I'm not perfect. I know, I know, you can't believe it! It can't be true! Surely, I jest. But no, I am really a very imperfect person and an even more imperfect mother. There it is. I said it. Well, technically, I wrote it, but...
I threaten to take things away from my kids for "the rest of your life" and to strip their rooms of everything but beds and clothes; and I don't do it! I know nobody else out there has EVER done that!
I also don't always explain everything in a calm, controlled voice. I yell. Loudly. And with gusto. I don't always give my children choices or explain my choices. I use the phrase "because I'm your mother and I SAID SO" a lot.
I don't tell my children how I understand they're feeling overwhelmed or frustrated and blah, blah, blah. I do sometimes, but not every time.
I do tell my children they're being brats when they're being, you know, brats. I don't let them use their ADHD as an excuse. I don't always ignore behavior because they're tired or cranky.
You see, I'm human. And I get tired of dealing with things, just like everybody else. And I think it's just as important that they know I'm human. I screw up, I get angry, I lose my cool. I also admit when I'm wrong.
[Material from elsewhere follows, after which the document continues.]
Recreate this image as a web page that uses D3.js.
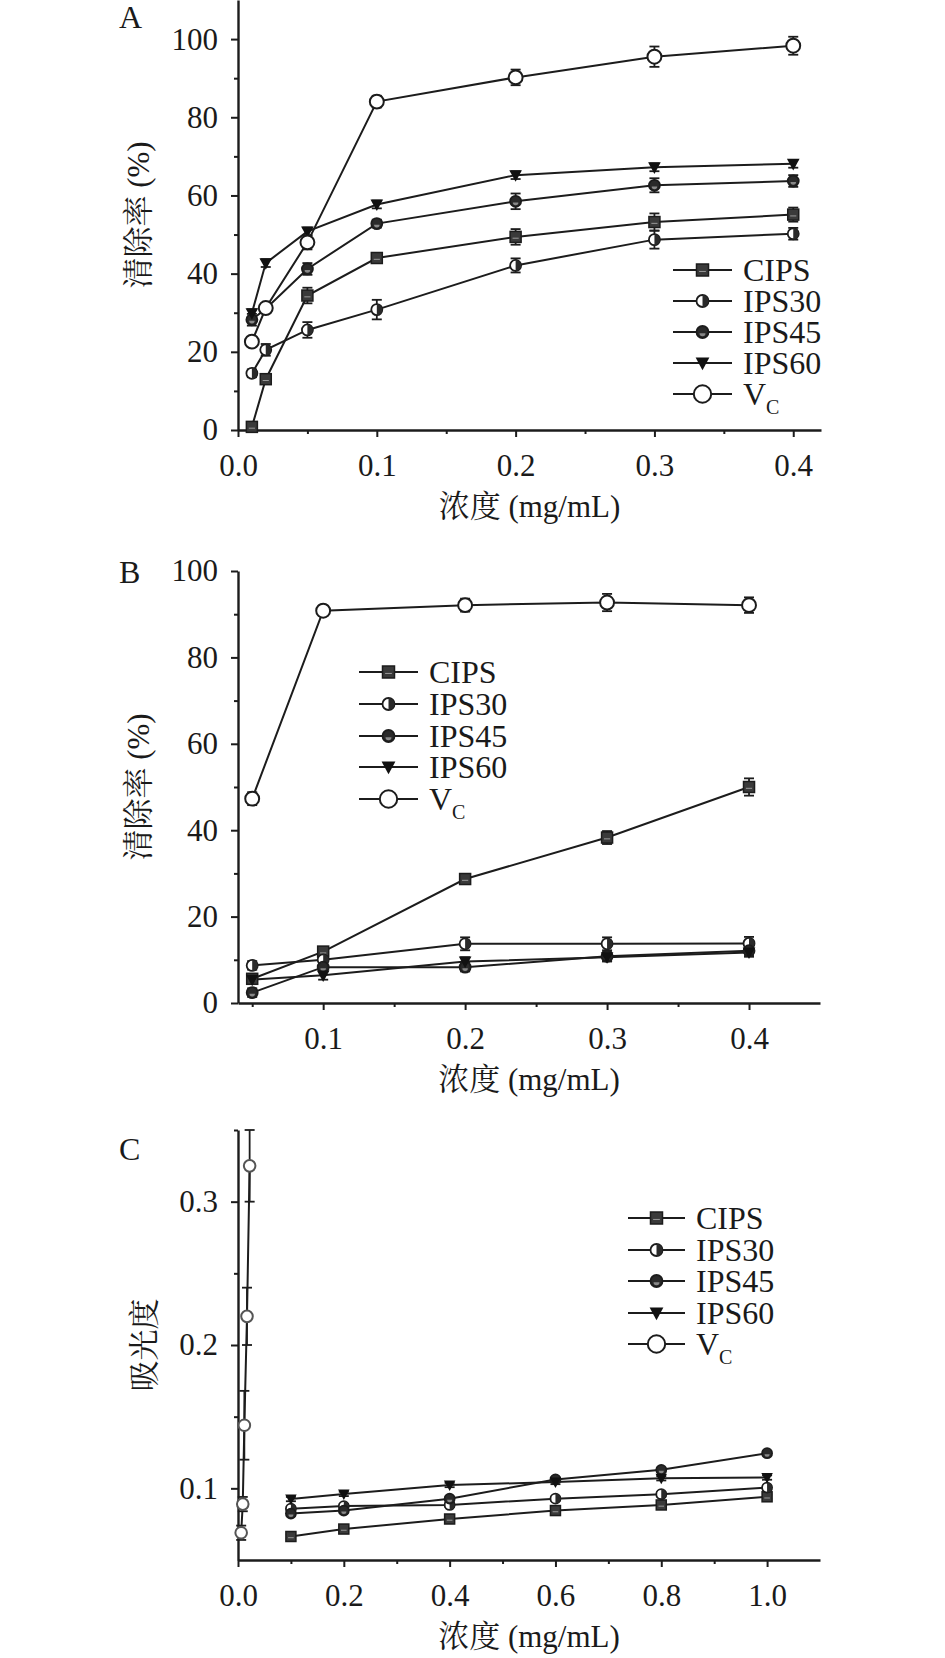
<!DOCTYPE html>
<html><head><meta charset="utf-8">
<script src="https://cdn.jsdelivr.net/npm/d3@7"></script>
<style>
body{margin:0;background:#fff;}
svg text{font-family:"Liberation Serif","Noto Serif CJK SC",serif;fill:#1a1a1a;}
</style></head><body>
<svg id="chart" width="945" height="1658"></svg>
<script>
// ---------- DATA ----------
const seriesNames = ["CIPS","IPS30","IPS45","IPS60","VC"];

// Panel A (清除率 %)
const A_x = [0.01,0.02,0.05,0.1,0.2,0.3,0.4];
const A_CIPS  = [0.8,13.0,34.4,44.0,49.4,53.2,55.1];
const A_IPS30 = [14.5,20.5,25.6,30.8,42.1,48.7,50.2];
const A_IPS45 = [28.2,31.0,41.2,52.8,58.5,62.6,63.7];
const A_IPS60 = [29.9,42.7,50.8,57.7,65.2,67.2,68.1];
const A_VC    = [22.6,31.2,48.0,84.0,90.2,95.5,98.3];
const A_CIPS_err  = [0.6,1.0,2.0,1.0,2.0,2.2,1.8];
const A_IPS30_err = [1.0,1.5,2.0,2.5,1.8,2.3,1.5];
const A_IPS45_err = [1.5,1.0,1.5,1.0,2.0,1.8,1.5];
const A_IPS60_err = [1.0,1.0,1.0,1.0,1.0,1.0,1.0];
const A_VC_err    = [1.0,1.0,1.8,1.5,2.0,2.6,2.3];
const A_xTicks = [0,0.1,0.2,0.3,0.4];
const A_yTicks = [0,20,40,60,80,100];

// Panel B (清除率 %)
const B_x = [0.05,0.1,0.2,0.3,0.4];
const B_CIPS  = [5.6,11.9,28.7,38.3,50.0];
const B_IPS30 = [8.7,10.0,13.7,13.7,13.8];
const B_IPS45 = [2.4,8.3,8.3,10.8,12.1];
const B_IPS60 = [5.4,6.4,9.6,10.6,11.7];
const B_VC    = [47.3,90.8,92.1,92.7,92.1];
const B_CIPS_err  = [1.0,1.0,1.0,1.5,2.0];
const B_IPS30_err = [1.0,1.0,1.5,1.5,1.5];
const B_IPS45_err = [1.0,1.0,1.0,1.0,1.0];
const B_IPS60_err = [1.0,1.0,1.0,1.0,1.0];
const B_VC_err    = [1.5,1.2,1.5,2.0,1.8];
const B_xTicks = [0.1,0.2,0.3,0.4];
const B_yTicks = [0,20,40,60,80,100];

// Panel C (吸光度)
const C_x = [0.1,0.2,0.4,0.6,0.8,1.0];
const C_CIPS  = [0.0664,0.0716,0.0786,0.0845,0.0884,0.0941];
const C_IPS30 = [0.0858,0.0876,0.0884,0.0928,0.0959,0.1005];
const C_IPS45 = [0.0824,0.0845,0.0928,0.1062,0.1129,0.1245];
const C_IPS60 = [0.0925,0.0961,0.1023,0.1044,0.1070,0.1075];
const C_VC_x  = [0.006,0.009,0.012,0.017,0.022];
const C_VC    = [0.069,0.089,0.144,0.220,0.325];
const C_small_err = [0.0015,0.0015,0.0015,0.0015,0.0015,0.0015];
const C_VC_err = [0.005,0.005,0.024,0.020,0.025];
const C_xTicks = [0,0.2,0.4,0.6,0.8,1.0];
const C_yTicks = [0.1,0.2,0.3];

// ---------- DRAWING ----------
const svg = d3.select("#chart");
const INK = "#1c1c1c";
const FONT = "'Liberation Serif','Noto Serif CJK SC',serif";

function marker(g, type, cx, cy, s, gray) {
  const stroke = gray ? "#444" : INK;
  if (type === "CIPS") {
    g.append("rect").attr("x", cx - s*0.5).attr("y", cy - s*0.5).attr("width", s).attr("height", s)
      .attr("fill", "#3a3a3a").attr("stroke", stroke).attr("stroke-width", 1.5);
    g.append("line").attr("x1", cx - s*0.28).attr("x2", cx + s*0.28).attr("y1", cy + s*0.12).attr("y2", cy + s*0.12)
      .attr("stroke", "#999").attr("stroke-width", 1);
  } else if (type === "IPS30") {
    const r = s*0.5;
    g.append("circle").attr("cx", cx).attr("cy", cy).attr("r", r).attr("fill", "#fff").attr("stroke", stroke).attr("stroke-width", 1.8);
    g.append("path").attr("d", `M${cx},${cy-r}A${r},${r} 0 0 1 ${cx},${cy+r}Z`).attr("fill", "#2a2a2a");
  } else if (type === "IPS45") {
    const r = s*0.5;
    g.append("circle").attr("cx", cx).attr("cy", cy).attr("r", r).attr("fill", "#2a2a2a").attr("stroke", stroke).attr("stroke-width", 1.8);
    g.append("path").attr("d", `M${cx-r*0.5},${cy+r*0.2}A${r*0.5},${r*0.5} 0 0 0 ${cx+r*0.5},${cy+r*0.2}Z`).attr("fill", "#888");
  } else if (type === "IPS60") {
    const h = s*1.0, w = s*1.15;
    g.append("path").attr("d", `M${cx-w/2},${cy-h*0.45}L${cx+w/2},${cy-h*0.45}L${cx},${cy+h*0.6}Z`).attr("fill", "#111");
  } else {
    g.append("circle").attr("cx", cx).attr("cy", cy).attr("r", s*0.58).attr("fill", "#fff")
      .attr("stroke", gray ? "#555" : INK).attr("stroke-width", 2);
  }
}

function drawPanel(cfg) {
  const g = svg.append("g");
  const x = d3.scaleLinear().domain(cfg.xDomain).range(cfg.xRange);
  const y = d3.scaleLinear().domain(cfg.yDomain).range(cfg.yRange);

  // minor ticks
  g.append("g").attr("transform", `translate(0,${cfg.yRange[0]})`)
    .call(d3.axisBottom(x).tickValues(cfg.xMinor).tickSize(4).tickSizeOuter(0).tickFormat(""))
    .call(a => a.select(".domain").remove());
  g.append("g").attr("transform", `translate(${cfg.xRange[0]},0)`)
    .call(d3.axisLeft(y).tickValues(cfg.yMinor).tickSize(4).tickSizeOuter(0).tickFormat(""))
    .call(a => a.select(".domain").remove());

  // major axes
  const xa = g.append("g").attr("transform", `translate(0,${cfg.yRange[0]})`)
    .call(d3.axisBottom(x).tickValues(cfg.xTicks).tickSize(7).tickPadding(17).tickSizeOuter(0).tickFormat(cfg.xFmt));
  const ya = g.append("g").attr("transform", `translate(${cfg.xRange[0]},0)`)
    .call(d3.axisLeft(y).tickValues(cfg.yTicks).tickSize(7).tickPadding(13).tickSizeOuter(0).tickFormat(cfg.yFmt));
  [xa, ya].forEach(a => {
    a.attr("font-family", FONT);
    a.selectAll("text").style("font-family", FONT).style("font-size", "31px").attr("fill", INK);
    a.selectAll("line").attr("stroke", INK).attr("stroke-width", 2);
    a.select(".domain").attr("stroke", INK).attr("stroke-width", 2.4);
  });
  g.selectAll(".tick line").attr("stroke", INK).attr("stroke-width", 2);

  // series lines
  cfg.series.forEach(s => {
    const pts = s.x.map((xv, i) => ({x: xv, y: s.y[i], e: s.err[i]}));
    g.append("path").datum(pts)
      .attr("d", d3.line().x(d => x(d.x)).y(d => y(d.y)))
      .attr("fill", "none").attr("stroke", INK).attr("stroke-width", 2);
  });
  // error bars
  cfg.series.forEach(s => {
    const pts = s.x.map((xv, i) => ({x: xv, y: s.y[i], e: s.err[i]}));
    const eg = g.append("g").attr("stroke", INK).attr("stroke-width", 1.8);
    pts.forEach(d => {
      const cx = x(d.x), y1 = y(d.y + d.e), y2 = y(d.y - d.e);
      eg.append("line").attr("x1", cx).attr("x2", cx).attr("y1", y1).attr("y2", y2);
      eg.append("line").attr("x1", cx - 5).attr("x2", cx + 5).attr("y1", y1).attr("y2", y1);
      eg.append("line").attr("x1", cx - 5).attr("x2", cx + 5).attr("y1", y2).attr("y2", y2);
    });
  });
  // markers
  cfg.series.forEach(s => {
    const mg = g.append("g");
    s.x.forEach((xv, i) => marker(mg, s.name, x(xv), y(s.y[i]), s.name === "VC" ? cfg.vcSize : cfg.mSize, cfg.gray && s.name === "VC"));
  });

  // legend
  const lg = g.append("g");
  cfg.legendRows.forEach((ry, i) => {
    const name = seriesNames[i];
    lg.append("line").attr("x1", cfg.legendX[0]).attr("x2", cfg.legendX[1]).attr("y1", ry).attr("y2", ry)
      .attr("stroke", INK).attr("stroke-width", 2);
    marker(lg, name, (cfg.legendX[0] + cfg.legendX[1]) / 2, ry, name === "VC" ? cfg.legVcSize : cfg.legSize, false);
    const t = lg.append("text").attr("x", cfg.legendX[1] + 11).attr("y", ry + 11)
      .style("font-family", FONT).style("font-size", "32px");
    if (name === "VC") {
      t.append("tspan").text("V");
      t.append("tspan").attr("dy", 9).style("font-size", "20px").text("C");
    } else t.text(name);
  });

  // titles
  g.append("text").attr("x", (cfg.xRange[0] + cfg.xRange[1]) / 2).attr("y", cfg.yRange[0] + 87)
    .attr("text-anchor", "middle").style("font-family", FONT).style("font-size", "31px").text("浓度 (mg/mL)");
  g.append("text").attr("transform", `translate(${cfg.yTitleX},${(cfg.yRange[0] + cfg.yRange[1]) / 2}) rotate(-90)`)
    .attr("text-anchor", "middle").attr("dominant-baseline", "central")
    .style("font-family", FONT).style("font-size", "31px").text(cfg.yTitle);
  g.append("text").attr("x", 119).attr("y", cfg.letterY).style("font-family", FONT).style("font-size", "32px").text(cfg.letter);
}

drawPanel({
  letter: "A", letterY: 28, yTitle: "清除率 (%)", yTitleX: 138,
  xDomain: [0, 0.42], xRange: [238, 821], yDomain: [0, 110], yRange: [430, 0],
  xTicks: A_xTicks, xMinor: [0.05,0.15,0.25,0.35], yTicks: A_yTicks, yMinor: [10,30,50,70,90],
  xFmt: d3.format(".1f"), yFmt: d3.format("d"),
  mSize: 11, vcSize: 12, legSize: 12, legVcSize: 15, gray: false,
  legendX: [673, 732], legendRows: [270, 301, 332, 363, 394],
  series: [
    {name: "CIPS", x: A_x, y: A_CIPS, err: A_CIPS_err},
    {name: "IPS30", x: A_x, y: A_IPS30, err: A_IPS30_err},
    {name: "IPS45", x: A_x, y: A_IPS45, err: A_IPS45_err},
    {name: "IPS60", x: A_x, y: A_IPS60, err: A_IPS60_err},
    {name: "VC", x: A_x, y: A_VC, err: A_VC_err}
  ]
});

drawPanel({
  letter: "B", letterY: 583, yTitle: "清除率 (%)", yTitleX: 138,
  xDomain: [0.04, 0.45], xRange: [238, 820], yDomain: [0, 100], yRange: [1003, 571],
  xTicks: B_xTicks, xMinor: [0.05,0.15,0.25,0.35], yTicks: B_yTicks, yMinor: [10,30,50,70,90],
  xFmt: d3.format(".1f"), yFmt: d3.format("d"),
  mSize: 11, vcSize: 12, legSize: 12, legVcSize: 15, gray: false,
  legendX: [359, 418], legendRows: [672, 704, 736, 767, 799],
  series: [
    {name: "CIPS", x: B_x, y: B_CIPS, err: B_CIPS_err},
    {name: "IPS30", x: B_x, y: B_IPS30, err: B_IPS30_err},
    {name: "IPS45", x: B_x, y: B_IPS45, err: B_IPS45_err},
    {name: "IPS60", x: B_x, y: B_IPS60, err: B_IPS60_err},
    {name: "VC", x: B_x, y: B_VC, err: B_VC_err}
  ]
});

drawPanel({
  letter: "C", letterY: 1160, yTitle: "吸光度", yTitleX: 144,
  xDomain: [0, 1.1], xRange: [238, 820], yDomain: [0.05, 0.35], yRange: [1560, 1130],
  xTicks: C_xTicks, xMinor: [0.1,0.3,0.5,0.7,0.9], yTicks: C_yTicks, yMinor: [0.15,0.25,0.35],
  xFmt: d3.format(".1f"), yFmt: d3.format(".1f"),
  mSize: 10, vcSize: 10, legSize: 12, legVcSize: 15, gray: true,
  legendX: [628, 685], legendRows: [1218, 1250, 1281, 1313, 1344],
  series: [
    {name: "CIPS", x: C_x, y: C_CIPS, err: C_small_err},
    {name: "IPS30", x: C_x, y: C_IPS30, err: C_small_err},
    {name: "IPS45", x: C_x, y: C_IPS45, err: C_small_err},
    {name: "IPS60", x: C_x, y: C_IPS60, err: C_small_err},
    {name: "VC", x: C_VC_x, y: C_VC, err: C_VC_err}
  ]
});
</script>
</body></html>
This morning, my oldest who's in the middle of preteen angst was being mouthy--not typical for him. He got
yelled at after talking didn't work. I took him to school and felt like an utter bitch. He was sullen, I was ready to cry. Fun times in preteen land--not!
For the next hour, I went through the scenario over and over. All of a sudden, I looked at the counter and saw his morning dose of medicine. Crap! I forgot to give it to him. I never do that!
I grabbed the medicine, drove over to the school to see the nurse and explain what happened. She called him to the office. He came in, surprised to see me. I explained what I did and that he was right when he told me that morning that it seemed like he forgot something. He laughed and said it was okay.
Then, he took his medicine, walked me to the office door, pulled me closer like he wanted to say something, and kissed me on the cheek. "I love you, Mom."
Huh, not so perfect, but close enough, I guess. Thanks for reading!